• INSTRUCTIONS FOR THE TASK
Pictures in the records should not be copied, but every other part must be repeated exactly.

• RECORDS FOR THE EXERCISE
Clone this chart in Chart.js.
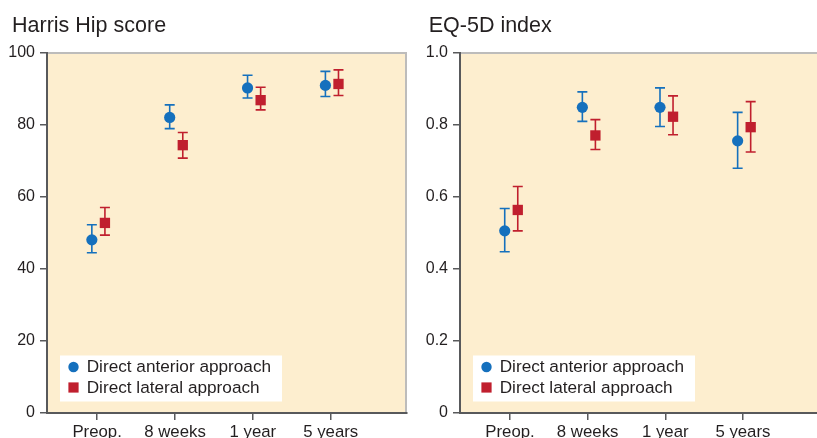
<!DOCTYPE html>
<html><head><meta charset="utf-8">
<script src="https://cdn.jsdelivr.net/npm/chart.js@4"></script>
<style>
html,body{margin:0;padding:0;background:#fff;overflow:hidden;width:817px;height:438px}
#left{position:absolute;left:0;top:0;width:408px;height:438px}
#right{position:absolute;left:408px;top:0;width:412px;height:438px}
</style></head><body>
<div id="left"><canvas id="c1" width="408" height="438"></canvas></div>
<div id="right"><canvas id="c2" width="412" height="438"></canvas></div>
<script>
const categories = ['Preop.', '8 weeks', '1 year', '5 years'];
const seriesNames = ['Direct anterior approach', 'Direct lateral approach'];

const harrisAnterior     = [48.1, 82.1, 90.3, 91.0];
const harrisAnteriorLow  = [44.5, 79.0, 87.5, 87.9];
const harrisAnteriorHigh = [52.3, 85.6, 93.8, 94.9];
const harrisLateral      = [52.8, 74.4, 86.9, 91.4];
const harrisLateralLow   = [49.4, 70.8, 84.2, 88.2];
const harrisLateralHigh  = [57.1, 77.9, 90.5, 95.3];

const eqAnterior     = [0.506, 0.849, 0.849, 0.756];
const eqAnteriorLow  = [0.448, 0.810, 0.796, 0.680];
const eqAnteriorHigh = [0.568, 0.892, 0.903, 0.835];
const eqLateral      = [0.564, 0.771, 0.823, 0.794];
const eqLateralLow   = [0.506, 0.732, 0.773, 0.725];
const eqLateralHigh  = [0.629, 0.815, 0.881, 0.865];

const harrisTicks = [0, 20, 40, 60, 80, 100];
const eqTicks = [0, 0.2, 0.4, 0.6, 0.8, 1.0];

const BLUE = '#1570bd';
const RED = '#c01f2e';
const TEXT = '#231f20';
const AXIS = '#58595b';
const FONT = "'Liberation Sans', Arial, Helvetica, sans-serif";

const errorBars = {
  id: 'errorBars',
  beforeDatasetsDraw(chart) {
    const ctx = chart.ctx;
    const ys = chart.scales.y;
    chart.data.datasets.forEach((ds, di) => {
      const meta = chart.getDatasetMeta(di);
      ctx.save();
      ctx.strokeStyle = ds.backgroundColor;
      ctx.lineWidth = 1.6;
      meta.data.forEach((pt, i) => {
        const x = pt.x;
        const yl = ys.getPixelForValue(ds.errLow[i]);
        const yh = ys.getPixelForValue(ds.errHigh[i]);
        ctx.beginPath();
        ctx.moveTo(x, yl); ctx.lineTo(x, yh);
        ctx.moveTo(x - 5, yl); ctx.lineTo(x + 5, yl);
        ctx.moveTo(x - 5, yh); ctx.lineTo(x + 5, yh);
        ctx.stroke();
      });
      ctx.restore();
    });
  }
};

const panelBg = {
  id: 'panelBg',
  beforeDraw(chart) {
    const {ctx, chartArea: a} = chart;
    ctx.save();
    ctx.fillStyle = '#fdeecf';
    ctx.fillRect(a.left, a.top, a.right - a.left, a.bottom - a.top);
    ctx.strokeStyle = '#bdbcbb';
    ctx.lineWidth = 2;
    ctx.beginPath();
    ctx.moveTo(a.left, a.top); ctx.lineTo(a.right - 1, a.top); ctx.lineTo(a.right - 1, a.bottom);
    ctx.stroke();
    ctx.restore();
  }
};

const panelTitle = {
  id: 'panelTitle',
  afterDraw(chart, args, opts) {
    const ctx = chart.ctx;
    ctx.save();
    ctx.fillStyle = TEXT;
    ctx.font = '21.5px ' + FONT;
    ctx.textBaseline = 'alphabetic';
    ctx.textAlign = 'left';
    ctx.fillText(opts.text, opts.x, 32);
    ctx.restore();
  }
};

const boxLegend = {
  id: 'boxLegend',
  afterDraw(chart) {
    const {ctx, chartArea: a} = chart;
    const bx = a.left + 13, bw = 222, bh = 46;
    const by = a.bottom - 11.5 - bh;
    ctx.save();
    ctx.fillStyle = '#ffffff';
    ctx.fillRect(bx, by, bw, bh);
    chart.data.datasets.forEach((ds, i) => {
      const cy = by + 11.5 + i * 20.5;
      const cx = bx + 13.5;
      ctx.fillStyle = ds.backgroundColor;
      if (ds.pointStyle === 'circle') {
        ctx.beginPath(); ctx.arc(cx, cy, 5.2, 0, Math.PI * 2); ctx.fill();
      } else {
        ctx.fillRect(cx - 5.1, cy - 5.1, 10.2, 10.2);
      }
      ctx.fillStyle = TEXT;
      ctx.font = '17.2px ' + FONT;
      ctx.textBaseline = 'middle';
      ctx.textAlign = 'left';
      ctx.fillText(ds.label, bx + 26.7, cy + 0.6);
    });
    ctx.restore();
  }
};

function makeChart(id, title, titleX, a, aLo, aHi, l, lLo, lHi, yTicks, yMax, fmt, yWidth) {
  return new Chart(document.getElementById(id), {
    type: 'scatter',
    data: {
      datasets: [
        { label: seriesNames[0], data: a.map((v, i) => ({x: i + 1 - 0.068, y: v})),
          errLow: aLo, errHigh: aHi, backgroundColor: BLUE, borderWidth: 0,
          pointStyle: 'circle', pointRadius: 5.6, pointHoverRadius: 5.6 },
        { label: seriesNames[1], data: l.map((v, i) => ({x: i + 1 + 0.1, y: v})),
          errLow: lLo, errHigh: lHi, backgroundColor: RED, borderWidth: 0,
          pointStyle: 'rect', pointRadius: 7.3, pointHoverRadius: 7.3 }
      ]
    },
    options: {
      responsive: false,
      animation: false,
      devicePixelRatio: 1,
      layout: { autoPadding: false, padding: { left: 0, right: 1, top: 53, bottom: 0 } },
      plugins: {
        legend: { display: false },
        tooltip: { enabled: false },
        title: { display: false },
        panelTitle: { text: title, x: titleX }
      },
      scales: {
        x: {
          type: 'linear', min: 0.356, max: 4.98,
          afterBuildTicks: s => { s.ticks = categories.map((c, i) => ({value: i + 1})); },
          afterFit: s => { s.height = 25; s.paddingLeft = 0; s.paddingRight = 0; },
          ticks: { callback: v => categories[v - 1], color: TEXT, autoSkip: false, maxRotation: 0,
                   padding: 2, font: { family: FONT, size: 16.8 } },
          grid: { drawOnChartArea: false, drawTicks: true, tickLength: 7, color: AXIS, lineWidth: 1.5 },
          border: { display: true, color: AXIS, width: 2 }
        },
        y: {
          min: 0, max: yMax,
          afterBuildTicks: s => { s.ticks = yTicks.map(v => ({value: v})); },
          afterFit: s => { s.width = yWidth; s.paddingTop = 0; s.paddingBottom = 0; },
          ticks: { callback: fmt, color: TEXT, padding: 5, font: { family: FONT, size: 16 } },
          grid: { drawOnChartArea: false, drawTicks: true, tickLength: 7, color: AXIS, lineWidth: 1.5 },
          border: { display: true, color: AXIS, width: 2 }
        }
      }
    },
    plugins: [panelBg, errorBars, boxLegend, panelTitle]
  });
}

makeChart('c1', 'Harris Hip score', 12, harrisAnterior, harrisAnteriorLow, harrisAnteriorHigh,
  harrisLateral, harrisLateralLow, harrisLateralHigh, harrisTicks, 100, v => String(v), 47);
makeChart('c2', 'EQ-5D index', 20.7, eqAnterior, eqAnteriorLow, eqAnteriorHigh,
  eqLateral, eqLateralLow, eqLateralHigh, eqTicks, 1, v => (v === 0 ? '0' : v.toFixed(1)), 52);
</script>
</body></html>
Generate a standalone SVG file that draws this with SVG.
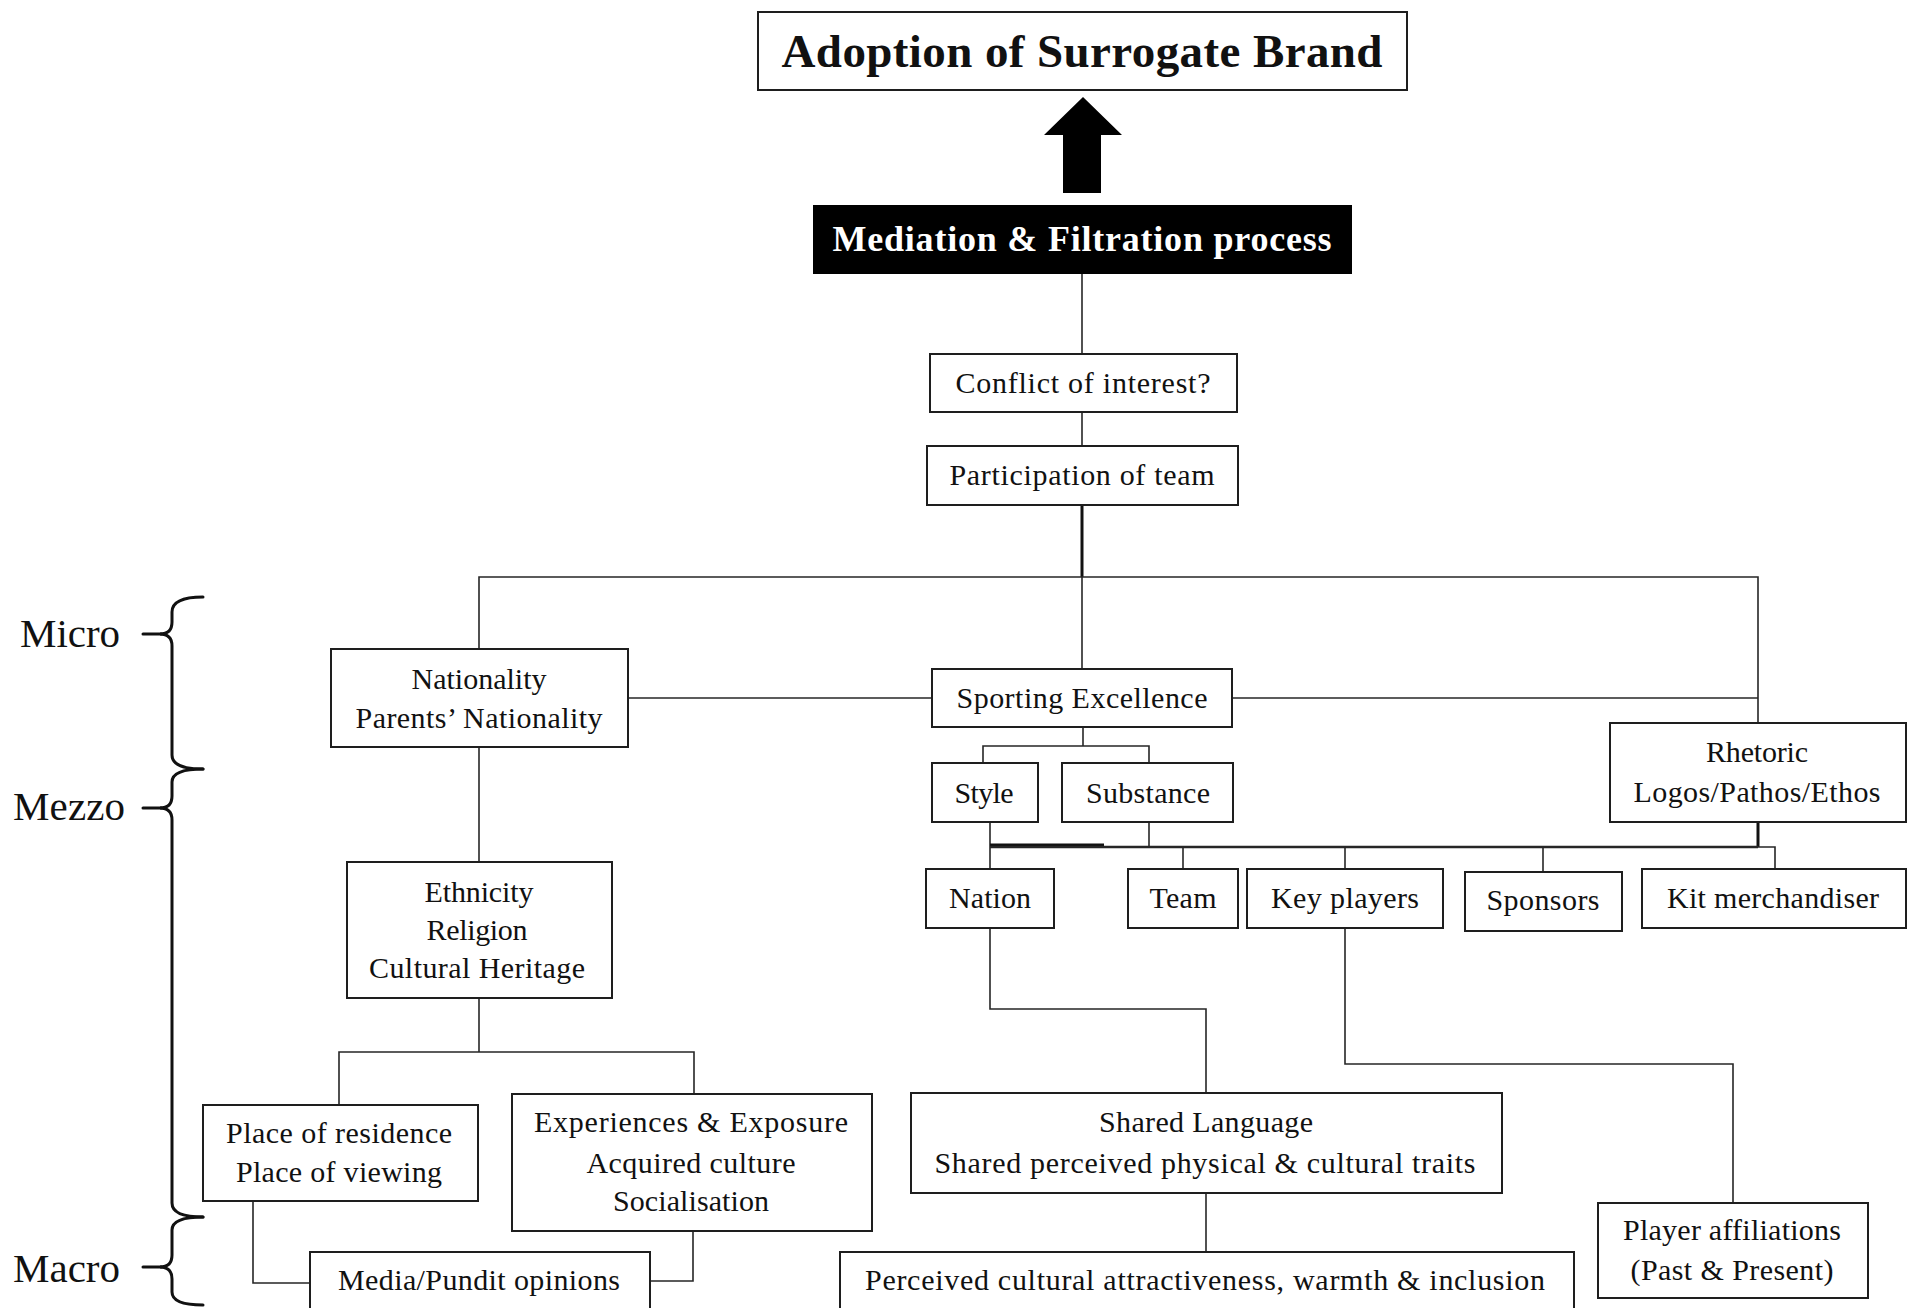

• REPLY
Clone this chart in Chart.js.
<!DOCTYPE html>
<html><head><meta charset="utf-8">
<script src="https://cdn.jsdelivr.net/npm/chart.js@4"></script>
<style>
html,body{margin:0;padding:0;background:#fff;overflow:hidden;width:817px;height:438px}
#left{position:absolute;left:0;top:0;width:408px;height:438px}
#right{position:absolute;left:408px;top:0;width:412px;height:438px}
</style></head><body>
<div id="left"><canvas id="c1" width="408" height="438"></canvas></div>
<div id="right"><canvas id="c2" width="412" height="438"></canvas></div>
<script>
const categories = ['Preop.', '8 weeks', '1 year', '5 years'];
const seriesNames = ['Direct anterior approach', 'Direct lateral approach'];

const harrisAnterior     = [48.1, 82.1, 90.3, 91.0];
const harrisAnteriorLow  = [44.5, 79.0, 87.5, 87.9];
const harrisAnteriorHigh = [52.3, 85.6, 93.8, 94.9];
const harrisLateral      = [52.8, 74.4, 86.9, 91.4];
const harrisLateralLow   = [49.4, 70.8, 84.2, 88.2];
const harrisLateralHigh  = [57.1, 77.9, 90.5, 95.3];

const eqAnterior     = [0.506, 0.849, 0.849, 0.756];
const eqAnteriorLow  = [0.448, 0.810, 0.796, 0.680];
const eqAnteriorHigh = [0.568, 0.892, 0.903, 0.835];
const eqLateral      = [0.564, 0.771, 0.823, 0.794];
const eqLateralLow   = [0.506, 0.732, 0.773, 0.725];
const eqLateralHigh  = [0.629, 0.815, 0.881, 0.865];

const harrisTicks = [0, 20, 40, 60, 80, 100];
const eqTicks = [0, 0.2, 0.4, 0.6, 0.8, 1.0];

const BLUE = '#1570bd';
const RED = '#c01f2e';
const TEXT = '#231f20';
const AXIS = '#58595b';
const FONT = "'Liberation Sans', Arial, Helvetica, sans-serif";

const errorBars = {
  id: 'errorBars',
  beforeDatasetsDraw(chart) {
    const ctx = chart.ctx;
    const ys = chart.scales.y;
    chart.data.datasets.forEach((ds, di) => {
      const meta = chart.getDatasetMeta(di);
      ctx.save();
      ctx.strokeStyle = ds.backgroundColor;
      ctx.lineWidth = 1.6;
      meta.data.forEach((pt, i) => {
        const x = pt.x;
        const yl = ys.getPixelForValue(ds.errLow[i]);
        const yh = ys.getPixelForValue(ds.errHigh[i]);
        ctx.beginPath();
        ctx.moveTo(x, yl); ctx.lineTo(x, yh);
        ctx.moveTo(x - 5, yl); ctx.lineTo(x + 5, yl);
        ctx.moveTo(x - 5, yh); ctx.lineTo(x + 5, yh);
        ctx.stroke();
      });
      ctx.restore();
    });
  }
};

const panelBg = {
  id: 'panelBg',
  beforeDraw(chart) {
    const {ctx, chartArea: a} = chart;
    ctx.save();
    ctx.fillStyle = '#fdeecf';
    ctx.fillRect(a.left, a.top, a.right - a.left, a.bottom - a.top);
    ctx.strokeStyle = '#bdbcbb';
    ctx.lineWidth = 2;
    ctx.beginPath();
    ctx.moveTo(a.left, a.top); ctx.lineTo(a.right - 1, a.top); ctx.lineTo(a.right - 1, a.bottom);
    ctx.stroke();
    ctx.restore();
  }
};

const panelTitle = {
  id: 'panelTitle',
  afterDraw(chart, args, opts) {
    const ctx = chart.ctx;
    ctx.save();
    ctx.fillStyle = TEXT;
    ctx.font = '21.5px ' + FONT;
    ctx.textBaseline = 'alphabetic';
    ctx.textAlign = 'left';
    ctx.fillText(opts.text, opts.x, 32);
    ctx.restore();
  }
};

const boxLegend = {
  id: 'boxLegend',
  afterDraw(chart) {
    const {ctx, chartArea: a} = chart;
    const bx = a.left + 13, bw = 222, bh = 46;
    const by = a.bottom - 11.5 - bh;
    ctx.save();
    ctx.fillStyle = '#ffffff';
    ctx.fillRect(bx, by, bw, bh);
    chart.data.datasets.forEach((ds, i) => {
      const cy = by + 11.5 + i * 20.5;
      const cx = bx + 13.5;
      ctx.fillStyle = ds.backgroundColor;
      if (ds.pointStyle === 'circle') {
        ctx.beginPath(); ctx.arc(cx, cy, 5.2, 0, Math.PI * 2); ctx.fill();
      } else {
        ctx.fillRect(cx - 5.1, cy - 5.1, 10.2, 10.2);
      }
      ctx.fillStyle = TEXT;
      ctx.font = '17.2px ' + FONT;
      ctx.textBaseline = 'middle';
      ctx.textAlign = 'left';
      ctx.fillText(ds.label, bx + 26.7, cy + 0.6);
    });
    ctx.restore();
  }
};

function makeChart(id, title, titleX, a, aLo, aHi, l, lLo, lHi, yTicks, yMax, fmt, yWidth) {
  return new Chart(document.getElementById(id), {
    type: 'scatter',
    data: {
      datasets: [
        { label: seriesNames[0], data: a.map((v, i) => ({x: i + 1 - 0.068, y: v})),
          errLow: aLo, errHigh: aHi, backgroundColor: BLUE, borderWidth: 0,
          pointStyle: 'circle', pointRadius: 5.6, pointHoverRadius: 5.6 },
        { label: seriesNames[1], data: l.map((v, i) => ({x: i + 1 + 0.1, y: v})),
          errLow: lLo, errHigh: lHi, backgroundColor: RED, borderWidth: 0,
          pointStyle: 'rect', pointRadius: 7.3, pointHoverRadius: 7.3 }
      ]
    },
    options: {
      responsive: false,
      animation: false,
      devicePixelRatio: 1,
      layout: { autoPadding: false, padding: { left: 0, right: 1, top: 53, bottom: 0 } },
      plugins: {
        legend: { display: false },
        tooltip: { enabled: false },
        title: { display: false },
        panelTitle: { text: title, x: titleX }
      },
      scales: {
        x: {
          type: 'linear', min: 0.356, max: 4.98,
          afterBuildTicks: s => { s.ticks = categories.map((c, i) => ({value: i + 1})); },
          afterFit: s => { s.height = 25; s.paddingLeft = 0; s.paddingRight = 0; },
          ticks: { callback: v => categories[v - 1], color: TEXT, autoSkip: false, maxRotation: 0,
                   padding: 2, font: { family: FONT, size: 16.8 } },
          grid: { drawOnChartArea: false, drawTicks: true, tickLength: 7, color: AXIS, lineWidth: 1.5 },
          border: { display: true, color: AXIS, width: 2 }
        },
        y: {
          min: 0, max: yMax,
          afterBuildTicks: s => { s.ticks = yTicks.map(v => ({value: v})); },
          afterFit: s => { s.width = yWidth; s.paddingTop = 0; s.paddingBottom = 0; },
          ticks: { callback: fmt, color: TEXT, padding: 5, font: { family: FONT, size: 16 } },
          grid: { drawOnChartArea: false, drawTicks: true, tickLength: 7, color: AXIS, lineWidth: 1.5 },
          border: { display: true, color: AXIS, width: 2 }
        }
      }
    },
    plugins: [panelBg, errorBars, boxLegend, panelTitle]
  });
}

makeChart('c1', 'Harris Hip score', 12, harrisAnterior, harrisAnteriorLow, harrisAnteriorHigh,
  harrisLateral, harrisLateralLow, harrisLateralHigh, harrisTicks, 100, v => String(v), 47);
makeChart('c2', 'EQ-5D index', 20.7, eqAnterior, eqAnteriorLow, eqAnteriorHigh,
  eqLateral, eqLateralLow, eqLateralHigh, eqTicks, 1, v => (v === 0 ? '0' : v.toFixed(1)), 52);
</script>
</body></html>
Generate a standalone SVG file that draws this with SVG.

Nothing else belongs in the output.